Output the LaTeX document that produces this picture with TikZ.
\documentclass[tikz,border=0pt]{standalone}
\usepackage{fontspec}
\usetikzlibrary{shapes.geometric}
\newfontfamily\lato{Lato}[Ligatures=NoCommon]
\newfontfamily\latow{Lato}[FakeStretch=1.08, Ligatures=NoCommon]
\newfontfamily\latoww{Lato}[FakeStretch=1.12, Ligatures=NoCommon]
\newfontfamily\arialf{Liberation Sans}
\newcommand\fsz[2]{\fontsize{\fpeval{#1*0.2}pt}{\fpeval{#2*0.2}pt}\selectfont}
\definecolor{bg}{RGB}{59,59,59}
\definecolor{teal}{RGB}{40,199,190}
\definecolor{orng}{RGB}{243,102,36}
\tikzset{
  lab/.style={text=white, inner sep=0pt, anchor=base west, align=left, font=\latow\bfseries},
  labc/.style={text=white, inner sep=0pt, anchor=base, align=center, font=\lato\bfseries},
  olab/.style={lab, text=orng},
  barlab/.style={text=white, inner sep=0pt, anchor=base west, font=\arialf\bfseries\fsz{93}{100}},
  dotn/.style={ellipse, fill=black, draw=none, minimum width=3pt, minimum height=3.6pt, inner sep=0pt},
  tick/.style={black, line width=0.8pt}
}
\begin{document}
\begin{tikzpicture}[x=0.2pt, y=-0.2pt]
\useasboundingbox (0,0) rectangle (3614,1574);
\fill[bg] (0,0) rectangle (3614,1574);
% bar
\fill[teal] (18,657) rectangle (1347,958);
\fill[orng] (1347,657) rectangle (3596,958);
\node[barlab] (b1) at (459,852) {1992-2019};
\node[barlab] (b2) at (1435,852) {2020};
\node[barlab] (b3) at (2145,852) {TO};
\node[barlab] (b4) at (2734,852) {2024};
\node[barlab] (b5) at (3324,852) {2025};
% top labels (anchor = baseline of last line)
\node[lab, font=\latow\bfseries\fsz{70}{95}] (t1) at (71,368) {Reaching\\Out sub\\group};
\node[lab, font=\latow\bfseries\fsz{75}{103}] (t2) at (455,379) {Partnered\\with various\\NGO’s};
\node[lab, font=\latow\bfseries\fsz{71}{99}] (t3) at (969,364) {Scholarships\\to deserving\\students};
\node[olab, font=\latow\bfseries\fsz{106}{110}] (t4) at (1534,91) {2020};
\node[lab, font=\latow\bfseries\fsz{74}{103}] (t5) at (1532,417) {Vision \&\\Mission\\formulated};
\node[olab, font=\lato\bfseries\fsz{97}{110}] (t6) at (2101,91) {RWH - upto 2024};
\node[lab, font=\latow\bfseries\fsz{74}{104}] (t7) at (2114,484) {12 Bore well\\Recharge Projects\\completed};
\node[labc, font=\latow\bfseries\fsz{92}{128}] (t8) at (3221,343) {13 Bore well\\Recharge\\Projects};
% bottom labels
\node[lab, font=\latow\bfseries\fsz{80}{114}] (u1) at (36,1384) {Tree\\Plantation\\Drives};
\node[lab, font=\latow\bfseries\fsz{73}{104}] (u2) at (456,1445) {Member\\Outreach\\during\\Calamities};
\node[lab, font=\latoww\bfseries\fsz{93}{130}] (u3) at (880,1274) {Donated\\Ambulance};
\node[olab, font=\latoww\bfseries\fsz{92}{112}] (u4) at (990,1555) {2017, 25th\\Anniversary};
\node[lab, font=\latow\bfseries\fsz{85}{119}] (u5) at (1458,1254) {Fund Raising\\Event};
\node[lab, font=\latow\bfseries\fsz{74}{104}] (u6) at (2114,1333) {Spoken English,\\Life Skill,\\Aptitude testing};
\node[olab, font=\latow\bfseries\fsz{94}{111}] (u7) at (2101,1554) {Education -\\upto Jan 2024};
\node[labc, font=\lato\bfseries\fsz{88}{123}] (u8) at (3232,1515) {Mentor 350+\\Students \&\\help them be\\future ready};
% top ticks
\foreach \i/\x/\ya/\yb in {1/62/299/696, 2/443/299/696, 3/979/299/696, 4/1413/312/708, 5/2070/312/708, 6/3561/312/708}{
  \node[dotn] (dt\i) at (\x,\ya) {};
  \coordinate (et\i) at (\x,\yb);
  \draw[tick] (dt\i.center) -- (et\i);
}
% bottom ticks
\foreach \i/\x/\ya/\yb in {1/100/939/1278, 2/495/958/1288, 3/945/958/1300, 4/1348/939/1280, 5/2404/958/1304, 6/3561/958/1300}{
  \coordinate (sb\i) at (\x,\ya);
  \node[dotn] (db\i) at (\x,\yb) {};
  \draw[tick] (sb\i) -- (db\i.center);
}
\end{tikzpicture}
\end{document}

•••••

_What is being asked_: Transcribe every line of the data, exactly as it stands.

_Response to this exercise_:
Output the LaTeX document that produces this picture with TikZ.
\documentclass[tikz,border=0pt]{standalone}
\usepackage{fontspec}
\usetikzlibrary{shapes.geometric}
\newfontfamily\lato{Lato}[Ligatures=NoCommon]
\newfontfamily\latow{Lato}[FakeStretch=1.08, Ligatures=NoCommon]
\newfontfamily\latoww{Lato}[FakeStretch=1.12, Ligatures=NoCommon]
\newfontfamily\arialf{Liberation Sans}
\newcommand\fsz[2]{\fontsize{\fpeval{#1*0.2}pt}{\fpeval{#2*0.2}pt}\selectfont}
\definecolor{bg}{RGB}{59,59,59}
\definecolor{teal}{RGB}{40,199,190}
\definecolor{orng}{RGB}{243,102,36}
\tikzset{
  lab/.style={text=white, inner sep=0pt, anchor=base west, align=left, font=\latow\bfseries},
  labc/.style={text=white, inner sep=0pt, anchor=base, align=center, font=\lato\bfseries},
  olab/.style={lab, text=orng},
  barlab/.style={text=white, inner sep=0pt, anchor=base west, font=\arialf\bfseries\fsz{93}{100}},
  dotn/.style={ellipse, fill=black, draw=none, minimum width=3pt, minimum height=3.6pt, inner sep=0pt},
  tick/.style={black, line width=0.8pt}
}
\begin{document}
\begin{tikzpicture}[x=0.2pt, y=-0.2pt]
\useasboundingbox (0,0) rectangle (3614,1574);
\fill[bg] (0,0) rectangle (3614,1574);
% bar
\fill[teal] (18,657) rectangle (1347,958);
\fill[orng] (1347,657) rectangle (3596,958);
\node[barlab] (b1) at (459,852) {1992-2019};
\node[barlab] (b2) at (1435,852) {2020};
\node[barlab] (b3) at (2145,852) {TO};
\node[barlab] (b4) at (2734,852) {2024};
\node[barlab] (b5) at (3324,852) {2025};
% top labels (anchor = baseline of last line)
\node[lab, font=\latow\bfseries\fsz{70}{95}] (t1) at (71,368) {Reaching\\Out sub\\group};
\node[lab, font=\latow\bfseries\fsz{75}{103}] (t2) at (455,379) {Partnered\\with various\\NGO’s};
\node[lab, font=\latow\bfseries\fsz{71}{99}] (t3) at (969,364) {Scholarships\\to deserving\\students};
\node[olab, font=\latow\bfseries\fsz{106}{110}] (t4) at (1534,91) {2020};
\node[lab, font=\latow\bfseries\fsz{74}{103}] (t5) at (1532,417) {Vision \&\\Mission\\formulated};
\node[olab, font=\lato\bfseries\fsz{97}{110}] (t6) at (2101,91) {RWH - upto 2024};
\node[lab, font=\latow\bfseries\fsz{74}{104}] (t7) at (2114,484) {12 Bore well\\Recharge Projects\\completed};
\node[labc, font=\latow\bfseries\fsz{92}{128}] (t8) at (3221,343) {13 Bore well\\Recharge\\Projects};
% bottom labels
\node[lab, font=\latow\bfseries\fsz{80}{114}] (u1) at (36,1384) {Tree\\Plantation\\Drives};
\node[lab, font=\latow\bfseries\fsz{73}{104}] (u2) at (456,1445) {Member\\Outreach\\during\\Calamities};
\node[lab, font=\latoww\bfseries\fsz{93}{130}] (u3) at (880,1274) {Donated\\Ambulance};
\node[olab, font=\latoww\bfseries\fsz{92}{112}] (u4) at (990,1555) {2017, 25th\\Anniversary};
\node[lab, font=\latow\bfseries\fsz{85}{119}] (u5) at (1458,1254) {Fund Raising\\Event};
\node[lab, font=\latow\bfseries\fsz{74}{104}] (u6) at (2114,1333) {Spoken English,\\Life Skill,\\Aptitude testing};
\node[olab, font=\latow\bfseries\fsz{94}{111}] (u7) at (2101,1554) {Education -\\upto Jan 2024};
\node[labc, font=\lato\bfseries\fsz{88}{123}] (u8) at (3232,1515) {Mentor 350+\\Students \&\\help them be\\future ready};
% top ticks
\foreach \i/\x/\ya/\yb in {1/62/299/696, 2/443/299/696, 3/979/299/696, 4/1413/312/708, 5/2070/312/708, 6/3561/312/708}{
  \node[dotn] (dt\i) at (\x,\ya) {};
  \coordinate (et\i) at (\x,\yb);
  \draw[tick] (dt\i.center) -- (et\i);
}
% bottom ticks
\foreach \i/\x/\ya/\yb in {1/100/939/1278, 2/495/958/1288, 3/945/958/1300, 4/1348/939/1280, 5/2404/958/1304, 6/3561/958/1300}{
  \coordinate (sb\i) at (\x,\ya);
  \node[dotn] (db\i) at (\x,\yb) {};
  \draw[tick] (sb\i) -- (db\i.center);
}
\end{tikzpicture}
\end{document}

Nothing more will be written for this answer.